Search code examples
c++language-lawyerundefined-behaviorconstexprunions

Undefined Behavior in Unions with Standard Layout structs


Take the following code

union vec
{
    struct
    {
        float x, y, z;
    };

    float data[3];

    constexpr vec() : data{} {}
};

constexpr vec make_vec(float x, float y, float z)
{
    vec res;
    res.data[0] = x;
    res.data[1] = y;
    res.z = z;
    return res;
}

int main()
{
    constexpr vec out = make_vec(0, 1, 2);
    std::cout << out.z << '\n';
}

I make use of constexpr here to determine whether the code is undefined behavior or not, as the undefined behavior will cause a compilation error.

§9.2/19:

If a standard-layout union contains two or more standard-layout structs that share a common initial sequence, and if the standard-layout union object currently contains one of these standard-layout structs, it is permitted to inspect the common initial part of any of them.
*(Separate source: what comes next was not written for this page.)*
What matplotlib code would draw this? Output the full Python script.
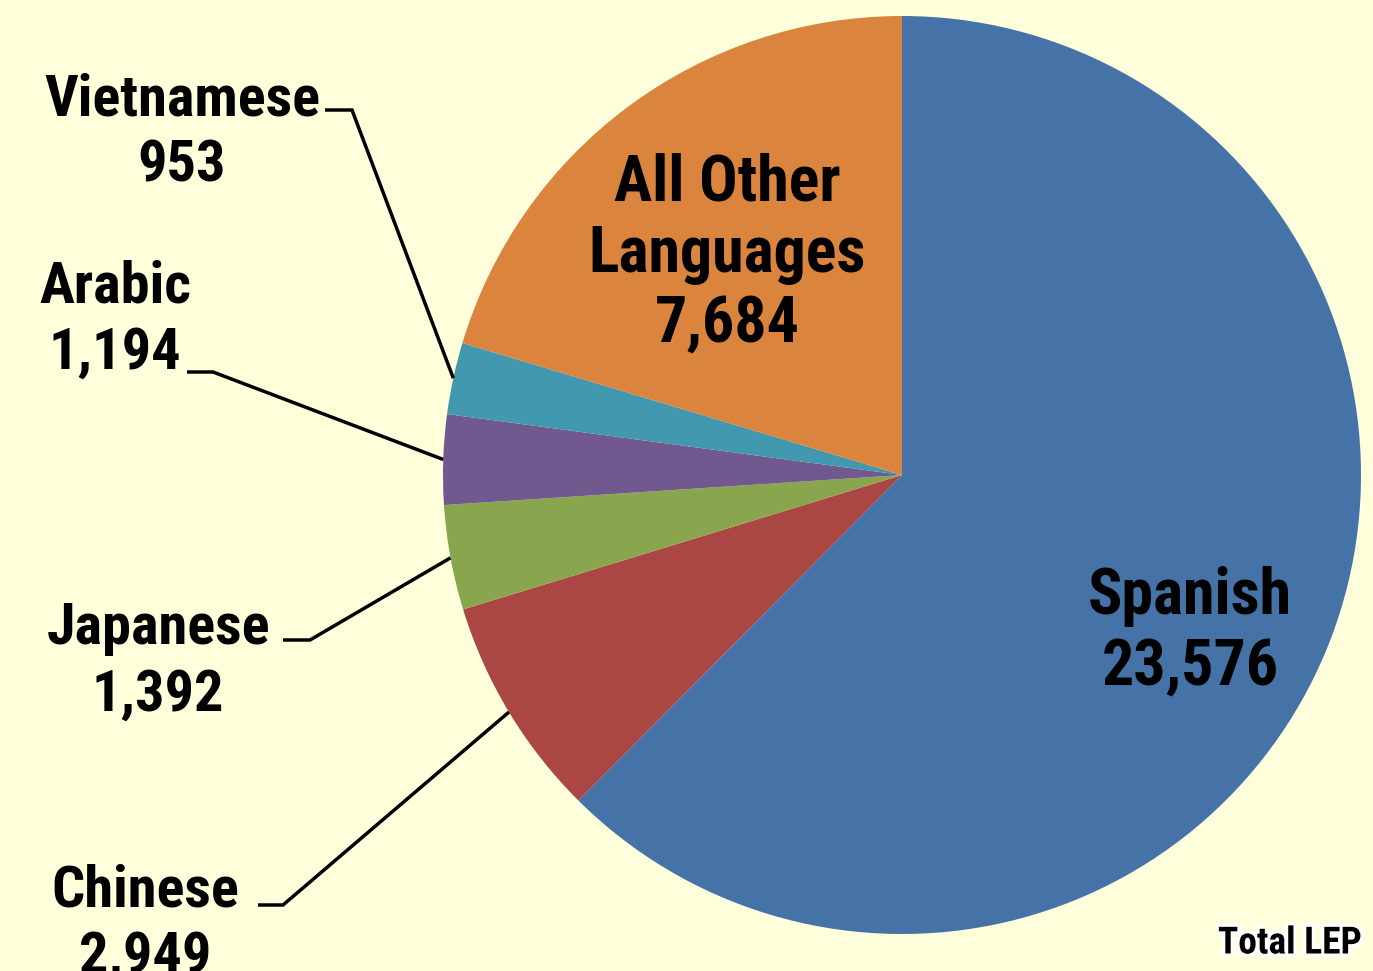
import numpy as np
import matplotlib.pyplot as plt
import matplotlib.patheffects as pe

languages = ['Spanish', 'Chinese', 'Japanese', 'Arabic', 'Vietnamese', 'All Other\nLanguages']
counts = [23576, 2949, 1392, 1194, 953, 7684]
colors = ['#4572A7', '#AA4643', '#89A54E', '#71588F', '#4198AF', '#DB843D']

BG = '#FFFFDC'
W, H = 1373, 971
CX, CY, R = 902, H - 475, 459

plt.rcParams['font.family'] = ['Roboto Condensed', 'DejaVu Sans']

fig = plt.figure(figsize=(W / 100, H / 100), dpi=100, facecolor=BG)
ax = fig.add_axes([0, 0, 1, 1])
ax.axis('off')

ax.pie(counts, colors=colors, startangle=90, counterclock=False,
       center=(CX, CY), radius=R, wedgeprops=dict(linewidth=0))
ax.set_xlim(0, W)
ax.set_ylim(0, H)
ax.set_aspect('equal')

# mid angle of each wedge, clockwise from top
total = sum(counts)
cum = np.cumsum([0] + counts)
mids = [90 - 360 * (cum[i] + cum[i + 1]) / 2 / total for i in range(len(counts))]

text_kw = dict(fontweight='bold', ha='center', va='center',
               multialignment='center', color='black')

# inside labels
ax.text(1190, H - 632, f'{languages[0]}\n{counts[0]:,}', fontsize=46, linespacing=1.22, **text_kw)
ax.text(727, H - 254, f'{languages[5]}\n{counts[5]:,}', fontsize=46, linespacing=1.2, **text_kw)

# outside labels with leader lines: (label centre, elbow start, elbow end)
outside = {
    1: ((145, 924), (258, 905), (283, 905)),
    2: ((158, 662), (283, 640), (310, 640)),
    3: ((115, 320), (187, 372), (213, 372)),
    4: ((182, 133), (325, 110), (352, 110)),
}
for i, ((tx, ty), (x0, y0), (x1, y1)) in outside.items():
    ax.text(tx, H - ty, f'{languages[i]}\n{counts[i]:,}', fontsize=42, linespacing=1.27, **text_kw)
    a = np.deg2rad(mids[i])
    ex, ey = CX + R * np.cos(a), CY + R * np.sin(a)
    ax.plot([x0, x1, ex], [H - y0, H - y1, ey], color='black', lw=2.5,
            solid_capstyle='butt', solid_joinstyle='miter')

ax.text(1362, H - 943, 'Total LEP', fontsize=27, fontweight='bold',
        ha='right', va='center', color='black',
        path_effects=[pe.withStroke(linewidth=5, foreground='white')])

fig.savefig('out.png', dpi=100, facecolor=BG)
From this, I would assume that everything in the code would be defined behavior.

Compiling with g++ main.cpp -o out -std=c++17, I get the message error: change of the active member of a union from 'vec::data' to 'vec::<anonymous>'.

I thought that to comply with the standard, I might've had to change it to this--

union vec
{
    struct
    {
        float x, y, z;
    };

    struct
    {
        float data[3];
    };

    constexpr vec() : data{} {}
};

But I get the same error.

Is this truly undefined behavior? Is there perhaps another part of the standard that I've missed, or am I simply misinterpreting the standard?


Solution

  • Yes, this is UB.

    After you write to float data[3]; part of the union, you are not allowed to read the struct { float x, y, z; };

    This is as simple as that.

    that share a common initial sequence

    Doesn't cover these two, as an array is not the same as a float followed by another float.

    Important edit

    The answer above assumed the code was UB as the .x and .y members would not be valid. As @user17732522 points out. It is a bit more subtle than that.

    .x and .y are returned uninitialized and would have undefined values. But the write to the .z member indeed sets the active member of the union. As such, as long as the calling code only reads the .z member, everything is defined and correct.